→ STATED GOAL
Reproduce all of the data that follows, character for character.

+++ EXCERPTED DATA

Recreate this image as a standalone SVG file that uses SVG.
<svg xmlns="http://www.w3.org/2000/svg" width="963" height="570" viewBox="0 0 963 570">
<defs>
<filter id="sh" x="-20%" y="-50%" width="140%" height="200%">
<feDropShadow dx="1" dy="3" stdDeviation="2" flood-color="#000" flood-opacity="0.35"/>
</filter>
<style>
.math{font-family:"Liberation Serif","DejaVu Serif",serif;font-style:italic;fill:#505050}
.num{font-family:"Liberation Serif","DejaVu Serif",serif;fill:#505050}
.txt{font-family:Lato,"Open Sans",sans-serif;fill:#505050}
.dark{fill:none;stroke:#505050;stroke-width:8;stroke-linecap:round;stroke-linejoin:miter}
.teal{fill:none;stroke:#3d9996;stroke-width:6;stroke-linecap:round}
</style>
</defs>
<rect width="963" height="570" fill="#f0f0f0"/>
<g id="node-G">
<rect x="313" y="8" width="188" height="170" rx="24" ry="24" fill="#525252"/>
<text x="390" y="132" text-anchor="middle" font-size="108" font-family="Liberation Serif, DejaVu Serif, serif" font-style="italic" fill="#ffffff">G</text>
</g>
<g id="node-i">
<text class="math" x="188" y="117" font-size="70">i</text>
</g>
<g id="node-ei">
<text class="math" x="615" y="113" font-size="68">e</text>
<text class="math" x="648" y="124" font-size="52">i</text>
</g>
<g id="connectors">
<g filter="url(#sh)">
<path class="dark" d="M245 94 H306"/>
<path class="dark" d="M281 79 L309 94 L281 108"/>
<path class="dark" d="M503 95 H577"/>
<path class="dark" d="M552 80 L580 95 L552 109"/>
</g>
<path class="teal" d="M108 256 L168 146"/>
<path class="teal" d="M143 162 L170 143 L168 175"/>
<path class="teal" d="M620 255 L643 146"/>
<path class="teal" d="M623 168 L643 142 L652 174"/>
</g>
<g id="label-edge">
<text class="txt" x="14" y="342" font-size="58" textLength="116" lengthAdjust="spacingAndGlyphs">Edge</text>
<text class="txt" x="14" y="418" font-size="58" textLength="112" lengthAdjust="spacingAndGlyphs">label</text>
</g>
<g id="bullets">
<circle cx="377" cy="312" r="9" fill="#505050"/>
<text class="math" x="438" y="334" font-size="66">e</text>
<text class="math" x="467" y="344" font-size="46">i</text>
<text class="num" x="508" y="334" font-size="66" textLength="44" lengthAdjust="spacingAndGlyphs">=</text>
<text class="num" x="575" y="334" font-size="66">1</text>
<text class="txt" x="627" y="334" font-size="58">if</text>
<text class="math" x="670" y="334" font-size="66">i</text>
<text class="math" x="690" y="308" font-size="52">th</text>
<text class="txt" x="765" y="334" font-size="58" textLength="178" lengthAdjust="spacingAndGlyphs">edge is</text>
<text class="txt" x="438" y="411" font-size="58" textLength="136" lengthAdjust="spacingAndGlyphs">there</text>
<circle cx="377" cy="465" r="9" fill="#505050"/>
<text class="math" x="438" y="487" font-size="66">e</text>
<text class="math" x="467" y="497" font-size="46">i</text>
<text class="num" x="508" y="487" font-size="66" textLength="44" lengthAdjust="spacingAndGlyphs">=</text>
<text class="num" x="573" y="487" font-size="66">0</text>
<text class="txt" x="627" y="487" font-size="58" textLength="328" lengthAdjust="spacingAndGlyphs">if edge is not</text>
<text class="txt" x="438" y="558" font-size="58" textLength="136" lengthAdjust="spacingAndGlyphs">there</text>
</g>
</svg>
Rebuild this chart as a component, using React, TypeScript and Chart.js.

++++++

→ REPLY TO THE TASK
Recreate this image as a standalone SVG file that uses SVG.
<svg xmlns="http://www.w3.org/2000/svg" width="963" height="570" viewBox="0 0 963 570">
<defs>
<filter id="sh" x="-20%" y="-50%" width="140%" height="200%">
<feDropShadow dx="1" dy="3" stdDeviation="2" flood-color="#000" flood-opacity="0.35"/>
</filter>
<style>
.math{font-family:"Liberation Serif","DejaVu Serif",serif;font-style:italic;fill:#505050}
.num{font-family:"Liberation Serif","DejaVu Serif",serif;fill:#505050}
.txt{font-family:Lato,"Open Sans",sans-serif;fill:#505050}
.dark{fill:none;stroke:#505050;stroke-width:8;stroke-linecap:round;stroke-linejoin:miter}
.teal{fill:none;stroke:#3d9996;stroke-width:6;stroke-linecap:round}
</style>
</defs>
<rect width="963" height="570" fill="#f0f0f0"/>
<g id="node-G">
<rect x="313" y="8" width="188" height="170" rx="24" ry="24" fill="#525252"/>
<text x="390" y="132" text-anchor="middle" font-size="108" font-family="Liberation Serif, DejaVu Serif, serif" font-style="italic" fill="#ffffff">G</text>
</g>
<g id="node-i">
<text class="math" x="188" y="117" font-size="70">i</text>
</g>
<g id="node-ei">
<text class="math" x="615" y="113" font-size="68">e</text>
<text class="math" x="648" y="124" font-size="52">i</text>
</g>
<g id="connectors">
<g filter="url(#sh)">
<path class="dark" d="M245 94 H306"/>
<path class="dark" d="M281 79 L309 94 L281 108"/>
<path class="dark" d="M503 95 H577"/>
<path class="dark" d="M552 80 L580 95 L552 109"/>
</g>
<path class="teal" d="M108 256 L168 146"/>
<path class="teal" d="M143 162 L170 143 L168 175"/>
<path class="teal" d="M620 255 L643 146"/>
<path class="teal" d="M623 168 L643 142 L652 174"/>
</g>
<g id="label-edge">
<text class="txt" x="14" y="342" font-size="58" textLength="116" lengthAdjust="spacingAndGlyphs">Edge</text>
<text class="txt" x="14" y="418" font-size="58" textLength="112" lengthAdjust="spacingAndGlyphs">label</text>
</g>
<g id="bullets">
<circle cx="377" cy="312" r="9" fill="#505050"/>
<text class="math" x="438" y="334" font-size="66">e</text>
<text class="math" x="467" y="344" font-size="46">i</text>
<text class="num" x="508" y="334" font-size="66" textLength="44" lengthAdjust="spacingAndGlyphs">=</text>
<text class="num" x="575" y="334" font-size="66">1</text>
<text class="txt" x="627" y="334" font-size="58">if</text>
<text class="math" x="670" y="334" font-size="66">i</text>
<text class="math" x="690" y="308" font-size="52">th</text>
<text class="txt" x="765" y="334" font-size="58" textLength="178" lengthAdjust="spacingAndGlyphs">edge is</text>
<text class="txt" x="438" y="411" font-size="58" textLength="136" lengthAdjust="spacingAndGlyphs">there</text>
<circle cx="377" cy="465" r="9" fill="#505050"/>
<text class="math" x="438" y="487" font-size="66">e</text>
<text class="math" x="467" y="497" font-size="46">i</text>
<text class="num" x="508" y="487" font-size="66" textLength="44" lengthAdjust="spacingAndGlyphs">=</text>
<text class="num" x="573" y="487" font-size="66">0</text>
<text class="txt" x="627" y="487" font-size="58" textLength="328" lengthAdjust="spacingAndGlyphs">if edge is not</text>
<text class="txt" x="438" y="558" font-size="58" textLength="136" lengthAdjust="spacingAndGlyphs">there</text>
</g>
</svg>
Rebuild this chart as a component, using React, TypeScript and Chart.js.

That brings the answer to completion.